Curt: The theatre is a guild craft. It is passed down from one person to another. It’s not something that you can distance-learn. So we are and must be artists and teachers. Each of us works in the theatre and we are teachers and mentors in the classroom. We bring challenges to our students and they work through those challenges and then their work inflects our work as we return to our own projects.
Deb: What do you value about Trinity’s past?
Curt: Most important to me has been to uphold and further company, community, and education. We have stretched the acting company to grow and find new parts of themselves as artists. We don’t assume that they are in a fixed state––even if they are sixty-five years old, we assume they want to learn and grow. Our education program, Project Discovery, is now forty-seven seasons old. We have done much more complex education programming around our season of plays. Our initiatives are for all ages within our community. I call it cradle to grave programming––wait, let’s call it cradle to rocking chair!

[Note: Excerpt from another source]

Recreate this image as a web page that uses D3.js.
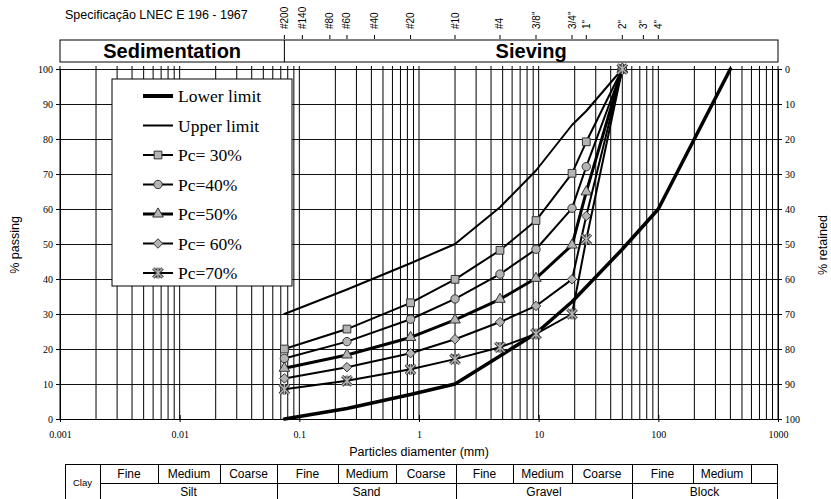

Curt: So our education program has become more inclusive, and more vibrant. And our community partnerships are invisible to most people but essential to our roots in the city. For example, every year during Christmas Carol, Scrooge steps out and does a speech for the Rhode Island Community Food Bank encouraging people to give pocket change as they leave the theatre. Since we started doing this, we have raised over a quarter of a million of dollars for that organization. Also, we dedicate our final dress rehearsal to a host of community organizations––battered women’s shelters, Direct Action for Rights and Equality, Sisters Overcoming Abusive Relationships, folks in transitional housing––they all come and get free tickets and see our plays. Groups have even developed their own stories through our education department. We are now truly our community’s theatre. It’s a great moment for us.